Stored data entries
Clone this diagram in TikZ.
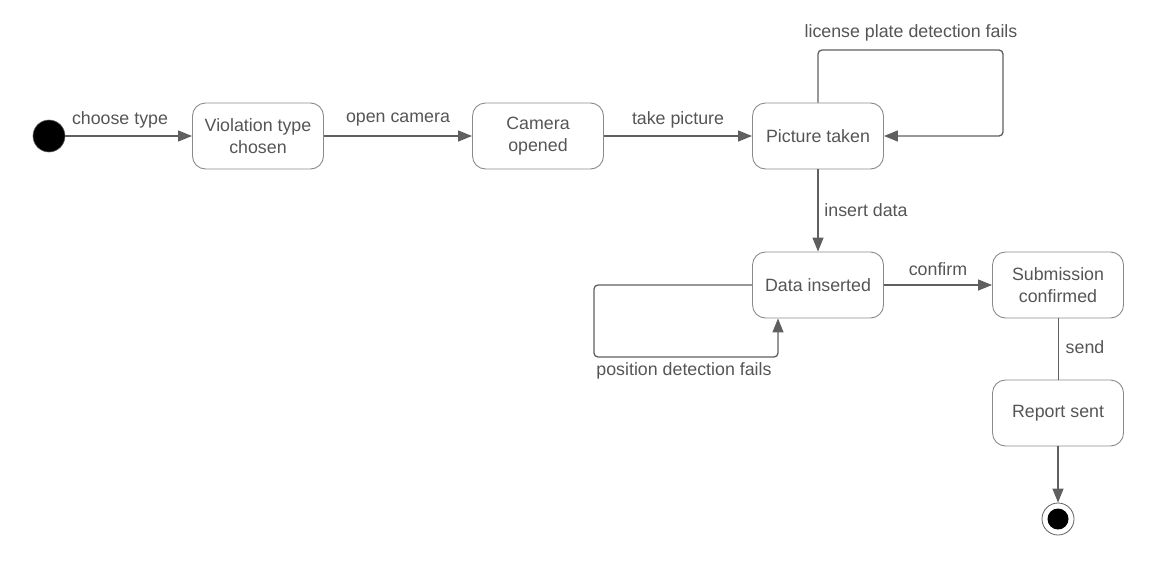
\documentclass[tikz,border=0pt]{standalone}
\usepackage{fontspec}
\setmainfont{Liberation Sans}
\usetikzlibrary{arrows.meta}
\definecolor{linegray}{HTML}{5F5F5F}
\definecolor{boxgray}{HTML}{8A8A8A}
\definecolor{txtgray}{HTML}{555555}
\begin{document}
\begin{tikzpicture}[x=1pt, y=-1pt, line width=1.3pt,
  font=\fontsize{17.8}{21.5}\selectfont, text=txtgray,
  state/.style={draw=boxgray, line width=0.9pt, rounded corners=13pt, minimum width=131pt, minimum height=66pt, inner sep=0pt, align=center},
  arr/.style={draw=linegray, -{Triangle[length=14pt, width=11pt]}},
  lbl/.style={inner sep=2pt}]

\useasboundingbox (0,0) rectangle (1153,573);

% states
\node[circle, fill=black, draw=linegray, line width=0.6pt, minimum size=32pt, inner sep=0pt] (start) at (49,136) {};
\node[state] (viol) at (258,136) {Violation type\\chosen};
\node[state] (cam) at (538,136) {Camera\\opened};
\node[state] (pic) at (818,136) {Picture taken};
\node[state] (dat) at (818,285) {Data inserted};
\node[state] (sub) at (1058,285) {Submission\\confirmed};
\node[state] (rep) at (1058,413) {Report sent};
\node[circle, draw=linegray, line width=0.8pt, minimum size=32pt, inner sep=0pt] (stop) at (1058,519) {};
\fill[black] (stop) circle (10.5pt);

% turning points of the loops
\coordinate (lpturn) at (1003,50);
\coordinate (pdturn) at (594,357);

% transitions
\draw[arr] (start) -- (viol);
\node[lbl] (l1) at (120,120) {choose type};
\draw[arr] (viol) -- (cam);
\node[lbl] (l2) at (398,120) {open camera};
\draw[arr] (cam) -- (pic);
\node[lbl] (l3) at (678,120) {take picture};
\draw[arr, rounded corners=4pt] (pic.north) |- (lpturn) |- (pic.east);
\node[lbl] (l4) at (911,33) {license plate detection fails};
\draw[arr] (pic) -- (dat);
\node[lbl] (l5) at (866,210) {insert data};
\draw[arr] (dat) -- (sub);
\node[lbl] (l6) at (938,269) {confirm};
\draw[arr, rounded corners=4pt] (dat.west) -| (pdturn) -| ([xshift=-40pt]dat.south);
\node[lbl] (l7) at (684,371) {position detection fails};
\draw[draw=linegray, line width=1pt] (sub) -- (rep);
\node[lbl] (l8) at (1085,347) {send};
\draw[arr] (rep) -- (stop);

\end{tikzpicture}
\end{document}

==

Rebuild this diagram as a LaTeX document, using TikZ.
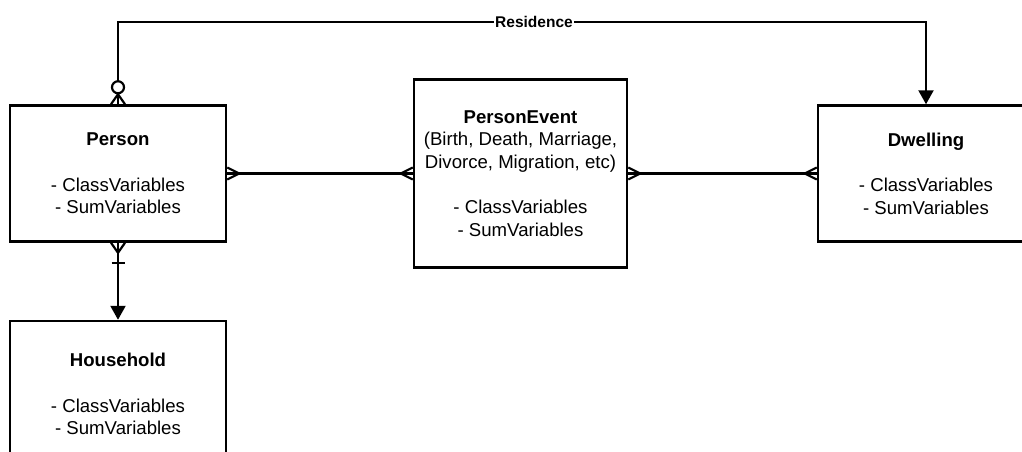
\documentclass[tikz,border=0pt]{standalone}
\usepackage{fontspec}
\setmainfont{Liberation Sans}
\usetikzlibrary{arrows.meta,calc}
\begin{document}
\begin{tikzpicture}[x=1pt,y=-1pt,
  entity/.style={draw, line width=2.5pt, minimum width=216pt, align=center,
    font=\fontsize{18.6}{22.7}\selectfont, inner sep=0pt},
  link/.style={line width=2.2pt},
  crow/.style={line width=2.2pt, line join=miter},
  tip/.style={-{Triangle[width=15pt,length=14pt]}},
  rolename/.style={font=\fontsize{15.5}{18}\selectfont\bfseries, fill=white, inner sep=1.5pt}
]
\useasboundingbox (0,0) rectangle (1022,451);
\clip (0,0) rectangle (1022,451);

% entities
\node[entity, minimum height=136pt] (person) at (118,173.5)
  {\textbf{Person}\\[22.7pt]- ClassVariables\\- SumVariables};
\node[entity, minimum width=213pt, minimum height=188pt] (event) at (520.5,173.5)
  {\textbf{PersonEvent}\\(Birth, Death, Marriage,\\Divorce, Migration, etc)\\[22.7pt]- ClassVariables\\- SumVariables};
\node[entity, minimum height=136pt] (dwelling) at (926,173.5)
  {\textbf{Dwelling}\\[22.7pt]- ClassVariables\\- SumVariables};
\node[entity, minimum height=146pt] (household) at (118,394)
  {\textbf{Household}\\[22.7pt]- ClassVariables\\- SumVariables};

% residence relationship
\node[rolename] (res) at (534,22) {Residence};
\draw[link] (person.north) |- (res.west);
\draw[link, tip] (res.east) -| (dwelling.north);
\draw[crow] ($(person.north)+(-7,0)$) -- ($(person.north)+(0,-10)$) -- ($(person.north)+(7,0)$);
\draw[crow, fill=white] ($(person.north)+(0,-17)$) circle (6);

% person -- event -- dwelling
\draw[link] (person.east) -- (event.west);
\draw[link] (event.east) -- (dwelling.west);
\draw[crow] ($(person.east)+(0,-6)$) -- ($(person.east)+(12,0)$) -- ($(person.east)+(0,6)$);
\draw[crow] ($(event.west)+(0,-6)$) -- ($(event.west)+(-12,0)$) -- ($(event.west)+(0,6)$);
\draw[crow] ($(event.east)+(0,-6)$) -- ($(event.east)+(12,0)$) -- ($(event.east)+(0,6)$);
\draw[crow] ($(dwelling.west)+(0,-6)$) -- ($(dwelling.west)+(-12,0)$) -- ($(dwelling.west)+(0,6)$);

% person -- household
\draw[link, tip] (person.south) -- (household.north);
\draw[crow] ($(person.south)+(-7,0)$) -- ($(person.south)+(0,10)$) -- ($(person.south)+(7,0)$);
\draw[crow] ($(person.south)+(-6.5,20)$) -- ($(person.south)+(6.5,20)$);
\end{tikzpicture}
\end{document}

* * *

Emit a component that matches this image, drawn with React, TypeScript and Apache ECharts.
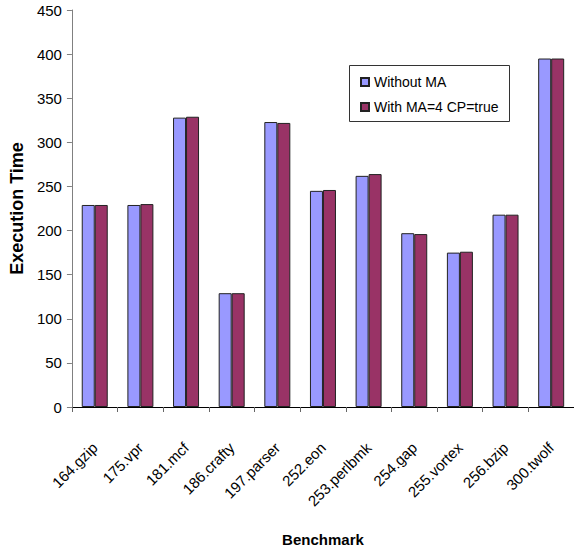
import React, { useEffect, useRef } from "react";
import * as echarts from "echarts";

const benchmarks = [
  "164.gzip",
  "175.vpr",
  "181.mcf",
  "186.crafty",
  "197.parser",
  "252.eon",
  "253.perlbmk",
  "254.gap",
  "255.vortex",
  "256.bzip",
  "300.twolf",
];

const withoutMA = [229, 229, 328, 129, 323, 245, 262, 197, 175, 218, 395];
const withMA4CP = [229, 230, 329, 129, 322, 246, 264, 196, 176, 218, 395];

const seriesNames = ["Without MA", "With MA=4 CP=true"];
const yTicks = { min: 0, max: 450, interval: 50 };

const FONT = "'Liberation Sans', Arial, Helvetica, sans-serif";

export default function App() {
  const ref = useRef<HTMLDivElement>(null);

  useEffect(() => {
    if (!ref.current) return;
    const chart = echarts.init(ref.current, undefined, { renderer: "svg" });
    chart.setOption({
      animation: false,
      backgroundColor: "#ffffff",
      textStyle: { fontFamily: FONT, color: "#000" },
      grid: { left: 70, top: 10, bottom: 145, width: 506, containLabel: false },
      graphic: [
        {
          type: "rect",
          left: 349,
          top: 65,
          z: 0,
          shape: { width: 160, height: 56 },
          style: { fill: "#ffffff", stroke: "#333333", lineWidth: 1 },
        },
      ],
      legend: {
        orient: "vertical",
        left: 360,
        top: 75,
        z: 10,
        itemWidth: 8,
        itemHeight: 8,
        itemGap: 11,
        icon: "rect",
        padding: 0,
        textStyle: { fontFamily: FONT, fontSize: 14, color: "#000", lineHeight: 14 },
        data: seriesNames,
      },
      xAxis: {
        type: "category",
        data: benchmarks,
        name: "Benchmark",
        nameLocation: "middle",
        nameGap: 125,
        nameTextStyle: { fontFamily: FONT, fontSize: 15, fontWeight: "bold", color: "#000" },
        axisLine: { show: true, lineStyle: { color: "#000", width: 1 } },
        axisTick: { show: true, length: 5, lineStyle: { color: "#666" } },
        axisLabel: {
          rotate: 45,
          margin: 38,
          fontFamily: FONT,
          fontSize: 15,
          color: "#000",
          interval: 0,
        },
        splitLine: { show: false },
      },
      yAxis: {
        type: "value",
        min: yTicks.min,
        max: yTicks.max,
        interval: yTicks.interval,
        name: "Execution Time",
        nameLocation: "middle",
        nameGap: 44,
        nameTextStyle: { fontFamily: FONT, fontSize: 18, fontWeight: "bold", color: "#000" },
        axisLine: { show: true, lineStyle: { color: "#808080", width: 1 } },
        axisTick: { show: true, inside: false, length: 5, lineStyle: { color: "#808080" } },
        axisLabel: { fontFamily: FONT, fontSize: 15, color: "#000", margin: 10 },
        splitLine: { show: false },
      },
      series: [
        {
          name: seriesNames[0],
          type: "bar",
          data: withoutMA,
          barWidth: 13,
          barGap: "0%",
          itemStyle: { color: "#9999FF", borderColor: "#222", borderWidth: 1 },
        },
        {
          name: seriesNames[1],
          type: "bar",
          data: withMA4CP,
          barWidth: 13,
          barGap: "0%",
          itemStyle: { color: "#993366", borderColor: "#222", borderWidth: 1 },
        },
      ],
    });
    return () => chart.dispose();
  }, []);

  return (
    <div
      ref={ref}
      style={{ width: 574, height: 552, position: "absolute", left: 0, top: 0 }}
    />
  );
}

| Exercise task |
Only the lines from the one holding "Clone this diagram in TikZ." to the one holding "(pdturn) at (594,357);" should be returned, both included and exactly as written, with no pictures.

| Task solution |
Clone this diagram in TikZ.
\documentclass[tikz,border=0pt]{standalone}
\usepackage{fontspec}
\setmainfont{Liberation Sans}
\usetikzlibrary{arrows.meta}
\definecolor{linegray}{HTML}{5F5F5F}
\definecolor{boxgray}{HTML}{8A8A8A}
\definecolor{txtgray}{HTML}{555555}
\begin{document}
\begin{tikzpicture}[x=1pt, y=-1pt, line width=1.3pt,
  font=\fontsize{17.8}{21.5}\selectfont, text=txtgray,
  state/.style={draw=boxgray, line width=0.9pt, rounded corners=13pt, minimum width=131pt, minimum height=66pt, inner sep=0pt, align=center},
  arr/.style={draw=linegray, -{Triangle[length=14pt, width=11pt]}},
  lbl/.style={inner sep=2pt}]

\useasboundingbox (0,0) rectangle (1153,573);

% states
\node[circle, fill=black, draw=linegray, line width=0.6pt, minimum size=32pt, inner sep=0pt] (start) at (49,136) {};
\node[state] (viol) at (258,136) {Violation type\\chosen};
\node[state] (cam) at (538,136) {Camera\\opened};
\node[state] (pic) at (818,136) {Picture taken};
\node[state] (dat) at (818,285) {Data inserted};
\node[state] (sub) at (1058,285) {Submission\\confirmed};
\node[state] (rep) at (1058,413) {Report sent};
\node[circle, draw=linegray, line width=0.8pt, minimum size=32pt, inner sep=0pt] (stop) at (1058,519) {};
\fill[black] (stop) circle (10.5pt);

% turning points of the loops
\coordinate (lpturn) at (1003,50);
\coordinate (pdturn) at (594,357);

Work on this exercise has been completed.